## Begin Given information
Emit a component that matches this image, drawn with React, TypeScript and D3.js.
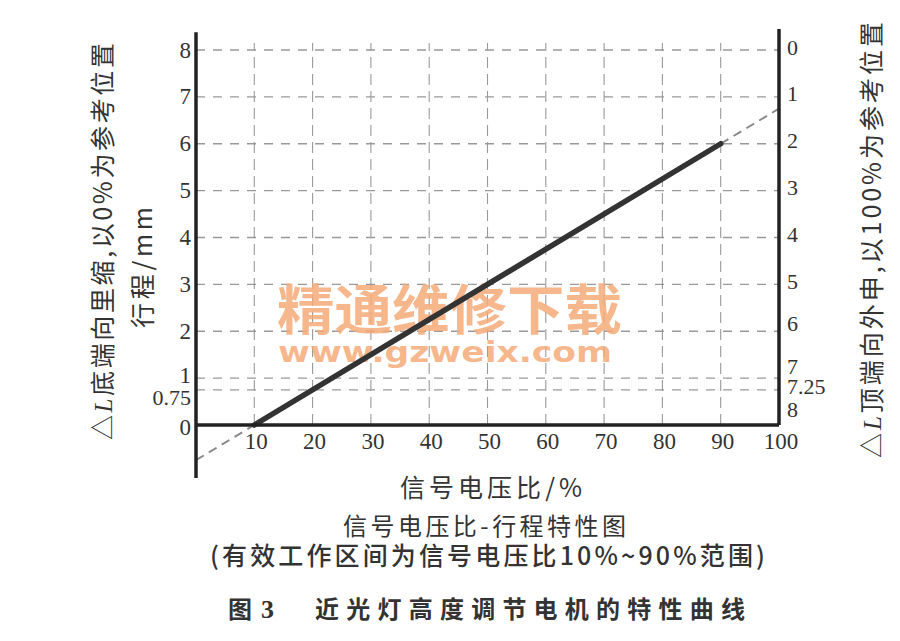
import React from "react";
import * as d3 from "d3";

const xTicks = [10, 20, 30, 40, 50, 60, 70, 80, 90, 100];
const leftTicks = [0, 0.75, 1, 2, 3, 4, 5, 6, 7, 8];
const leftTickLabels = ["0", "0.75", "1", "2", "3", "4", "5", "6", "7", "8"];
const rightTicks = [0, 1, 2, 3, 4, 5, 6, 7, 7.25, 8];
const rightTickLabels = ["0", "1", "2", "3", "4", "5", "6", "7", "7.25", "8"];
const hGrid = [0.75, 1, 2, 3, 4, 5, 6, 7, 8];
const vGrid = [10, 20, 30, 40, 50, 60, 70, 80, 90];

// characteristic: signal voltage ratio (%) -> stroke (mm)
const solidSeries: [number, number][] = [[10, 0], [90, 6]];
const dashLow: [number, number][] = [[0, -0.75], [10, 0]];
const dashHigh: [number, number][] = [[90, 6], [100, 6.75]];

const serif = "'Liberation Serif', 'DejaVu Serif', serif";
const cjk = "'Noto Sans CJK SC', 'Noto Sans', sans-serif";

export default function App() {
  const W = 900, H = 641;
  const x = d3.scaleLinear().domain([0, 100]).range([196, 779]);
  const y = d3.scaleLinear().domain([0, 8]).range([425, 50]);
  const line = d3.line<[number, number]>().x(d => x(d[0])).y(d => y(d[1]));

  const leftNudge = (v: number) => (v === 0.75 ? 8 : v === 1 ? -3 : v === 0 ? 2 : 0);
  const rightNudge = (v: number) => (v === 8 ? -16 : v === 7 ? -12 : v === 7.25 ? -3 : v === 6 ? -8 : -3);

  return (
    <svg width={W} height={H} style={{ position: "absolute", left: 0, top: 0, background: "#fff" }}>
      <rect x={0} y={0} width={W} height={H} fill="#fff" />
      {/* grid */}
      {hGrid.map(v => (
        <line key={"h" + v} x1={x(0)} x2={x(100)} y1={y(v)} y2={y(v)}
          stroke="#999" strokeWidth={1.4} strokeDasharray="9 8" />
      ))}
      {vGrid.map(v => (
        <line key={"v" + v} x1={x(v)} x2={x(v)} y1={y(0)} y2={y(8.15)}
          stroke="#999" strokeWidth={1.1} strokeDasharray="11 6" />
      ))}
      {/* watermark */}
      <text x={277} y={330} textLength={345} lengthAdjust="spacingAndGlyphs" fontFamily={cjk} fontWeight={700}
        fontSize={54} fill="#f5aa78" fillOpacity={0.85}>精通维修下载</text>
      <text x={278} y={362} textLength={334} lengthAdjust="spacingAndGlyphs" fontFamily="'DejaVu Sans', sans-serif" fontWeight={700}
        fontSize={29} fill="#f5aa78" fillOpacity={0.85}>www.gzweix.com</text>
      {/* dashed extensions */}
      <path d={line(dashLow) || ""} fill="none" stroke="#888" strokeWidth={2} strokeDasharray="9 6" />
      <path d={line(dashHigh) || ""} fill="none" stroke="#888" strokeWidth={2} strokeDasharray="9 6" />
      {/* main line */}
      <path d={line(solidSeries) || ""} fill="none" stroke="#333" strokeWidth={5.5} strokeLinecap="round" />
      {/* axes */}
      <line x1={x(0)} x2={x(0)} y1={y(8.38)} y2={y(-1.13)} stroke="#222" strokeWidth={3.5} />
      <line x1={x(100)} x2={x(100)} y1={y(8.45)} y2={y(0)} stroke="#222" strokeWidth={3.5} />
      <line x1={x(0)} x2={x(100)} y1={y(0)} y2={y(0)} stroke="#222" strokeWidth={3.5} />
      {/* left tick labels */}
      {leftTicks.map((v, i) => (
        <text key={"l" + v} x={191} y={y(v) + leftNudge(v)} textAnchor="end" dominantBaseline="central"
          fontFamily={serif} fontSize={v === 0.75 ? 22 : 23} fill="#333">{leftTickLabels[i]}</text>
      ))}
      {/* right tick labels */}
      {rightTicks.map((v, i) => (
        <text key={"r" + v} x={787} y={y(8 - v) + rightNudge(v)} textAnchor="start" dominantBaseline="central"
          fontFamily={serif} fontSize={22} fill="#333">{rightTickLabels[i]}</text>
      ))}
      {/* x tick labels */}
      {xTicks.map(v => (
        <text key={"x" + v} x={x(v) + 2} y={441} textAnchor="middle" dominantBaseline="central"
          fontFamily={serif} fontSize={23} fill="#333">{v}</text>
      ))}
      {/* left axis title */}
      <text transform="translate(112,440) rotate(-90)" textAnchor="start" textLength={397} lengthAdjust="spacing"
        fontFamily={cjk} fontSize={25} fill="#333">△<tspan fontFamily={serif} fontStyle="italic">L</tspan>底端向里缩,以0%为参考位置</text>
      <text transform="translate(152,328) rotate(-90)" textAnchor="start" textLength={121} lengthAdjust="spacing"
        fontFamily={cjk} fontSize={25} fill="#333">行程/mm</text>
      {/* right axis title */}
      <text transform="translate(881,458) rotate(-90)" textAnchor="start" textLength={436} lengthAdjust="spacing"
        fontFamily={cjk} fontSize={25} fill="#333">△<tspan fontFamily={serif} fontStyle="italic">L</tspan>顶端向外申,以100%为参考位置</text>
      {/* x axis title */}
      <text x={400} y={497} textLength={182} lengthAdjust="spacing" fontFamily={cjk} fontSize={25} fill="#333">信号电压比/%</text>
      {/* captions */}
      <text x={343} y={535} textLength={283} lengthAdjust="spacing" fontFamily={cjk} fontSize={24} fill="#333">信号电压比-行程特性图</text>
      <text x={210} y={565} textLength={555} lengthAdjust="spacing" fontFamily={cjk} fontSize={25} fontWeight={500} fill="#333">(有效工作区间为信号电压比10%~90%范围)</text>
      <text x={228} y={618} fontFamily={cjk} fontSize={24} fontWeight={700} fill="#333">图<tspan dx={9} fontFamily={serif} fontSize={26}>3</tspan></text>
      <text x={315} y={618} textLength={430} lengthAdjust="spacing" fontFamily={cjk} fontSize={24} fontWeight={700} fill="#333">近光灯高度调节电机的特性曲线</text>
    </svg>
  );
}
## End Given information
Exercise:
Transcribe the material exactly, and leave out whatever pictures it holds.

Worked solution:
Emit a component that matches this image, drawn with React, TypeScript and D3.js.
import React from "react";
import * as d3 from "d3";

const xTicks = [10, 20, 30, 40, 50, 60, 70, 80, 90, 100];
const leftTicks = [0, 0.75, 1, 2, 3, 4, 5, 6, 7, 8];
const leftTickLabels = ["0", "0.75", "1", "2", "3", "4", "5", "6", "7", "8"];
const rightTicks = [0, 1, 2, 3, 4, 5, 6, 7, 7.25, 8];
const rightTickLabels = ["0", "1", "2", "3", "4", "5", "6", "7", "7.25", "8"];
const hGrid = [0.75, 1, 2, 3, 4, 5, 6, 7, 8];
const vGrid = [10, 20, 30, 40, 50, 60, 70, 80, 90];

// characteristic: signal voltage ratio (%) -> stroke (mm)
const solidSeries: [number, number][] = [[10, 0], [90, 6]];
const dashLow: [number, number][] = [[0, -0.75], [10, 0]];
const dashHigh: [number, number][] = [[90, 6], [100, 6.75]];

const serif = "'Liberation Serif', 'DejaVu Serif', serif";
const cjk = "'Noto Sans CJK SC', 'Noto Sans', sans-serif";

export default function App() {
  const W = 900, H = 641;
  const x = d3.scaleLinear().domain([0, 100]).range([196, 779]);
  const y = d3.scaleLinear().domain([0, 8]).range([425, 50]);
  const line = d3.line<[number, number]>().x(d => x(d[0])).y(d => y(d[1]));

  const leftNudge = (v: number) => (v === 0.75 ? 8 : v === 1 ? -3 : v === 0 ? 2 : 0);
  const rightNudge = (v: number) => (v === 8 ? -16 : v === 7 ? -12 : v === 7.25 ? -3 : v === 6 ? -8 : -3);

  return (
    <svg width={W} height={H} style={{ position: "absolute", left: 0, top: 0, background: "#fff" }}>
      <rect x={0} y={0} width={W} height={H} fill="#fff" />
      {/* grid */}
      {hGrid.map(v => (
        <line key={"h" + v} x1={x(0)} x2={x(100)} y1={y(v)} y2={y(v)}
          stroke="#999" strokeWidth={1.4} strokeDasharray="9 8" />
      ))}
      {vGrid.map(v => (
        <line key={"v" + v} x1={x(v)} x2={x(v)} y1={y(0)} y2={y(8.15)}
          stroke="#999" strokeWidth={1.1} strokeDasharray="11 6" />
      ))}
      {/* watermark */}
      <text x={277} y={330} textLength={345} lengthAdjust="spacingAndGlyphs" fontFamily={cjk} fontWeight={700}
        fontSize={54} fill="#f5aa78" fillOpacity={0.85}>精通维修下载</text>
      <text x={278} y={362} textLength={334} lengthAdjust="spacingAndGlyphs" fontFamily="'DejaVu Sans', sans-serif" fontWeight={700}
        fontSize={29} fill="#f5aa78" fillOpacity={0.85}>www.gzweix.com</text>
      {/* dashed extensions */}
      <path d={line(dashLow) || ""} fill="none" stroke="#888" strokeWidth={2} strokeDasharray="9 6" />
      <path d={line(dashHigh) || ""} fill="none" stroke="#888" strokeWidth={2} strokeDasharray="9 6" />
      {/* main line */}
      <path d={line(solidSeries) || ""} fill="none" stroke="#333" strokeWidth={5.5} strokeLinecap="round" />
      {/* axes */}
      <line x1={x(0)} x2={x(0)} y1={y(8.38)} y2={y(-1.13)} stroke="#222" strokeWidth={3.5} />
      <line x1={x(100)} x2={x(100)} y1={y(8.45)} y2={y(0)} stroke="#222" strokeWidth={3.5} />
      <line x1={x(0)} x2={x(100)} y1={y(0)} y2={y(0)} stroke="#222" strokeWidth={3.5} />
      {/* left tick labels */}
      {leftTicks.map((v, i) => (
        <text key={"l" + v} x={191} y={y(v) + leftNudge(v)} textAnchor="end" dominantBaseline="central"
          fontFamily={serif} fontSize={v === 0.75 ? 22 : 23} fill="#333">{leftTickLabels[i]}</text>
      ))}
      {/* right tick labels */}
      {rightTicks.map((v, i) => (
        <text key={"r" + v} x={787} y={y(8 - v) + rightNudge(v)} textAnchor="start" dominantBaseline="central"
          fontFamily={serif} fontSize={22} fill="#333">{rightTickLabels[i]}</text>
      ))}
      {/* x tick labels */}
      {xTicks.map(v => (
        <text key={"x" + v} x={x(v) + 2} y={441} textAnchor="middle" dominantBaseline="central"
          fontFamily={serif} fontSize={23} fill="#333">{v}</text>
      ))}
      {/* left axis title */}
      <text transform="translate(112,440) rotate(-90)" textAnchor="start" textLength={397} lengthAdjust="spacing"
        fontFamily={cjk} fontSize={25} fill="#333">△<tspan fontFamily={serif} fontStyle="italic">L</tspan>底端向里缩,以0%为参考位置</text>
      <text transform="translate(152,328) rotate(-90)" textAnchor="start" textLength={121} lengthAdjust="spacing"
        fontFamily={cjk} fontSize={25} fill="#333">行程/mm</text>
      {/* right axis title */}
      <text transform="translate(881,458) rotate(-90)" textAnchor="start" textLength={436} lengthAdjust="spacing"
        fontFamily={cjk} fontSize={25} fill="#333">△<tspan fontFamily={serif} fontStyle="italic">L</tspan>顶端向外申,以100%为参考位置</text>
      {/* x axis title */}
      <text x={400} y={497} textLength={182} lengthAdjust="spacing" fontFamily={cjk} fontSize={25} fill="#333">信号电压比/%</text>
      {/* captions */}
      <text x={343} y={535} textLength={283} lengthAdjust="spacing" fontFamily={cjk} fontSize={24} fill="#333">信号电压比-行程特性图</text>
      <text x={210} y={565} textLength={555} lengthAdjust="spacing" fontFamily={cjk} fontSize={25} fontWeight={500} fill="#333">(有效工作区间为信号电压比10%~90%范围)</text>
      <text x={228} y={618} fontFamily={cjk} fontSize={24} fontWeight={700} fill="#333">图<tspan dx={9} fontFamily={serif} fontSize={26}>3</tspan></text>
      <text x={315} y={618} textLength={430} lengthAdjust="spacing" fontFamily={cjk} fontSize={24} fontWeight={700} fill="#333">近光灯高度调节电机的特性曲线</text>
    </svg>
  );
}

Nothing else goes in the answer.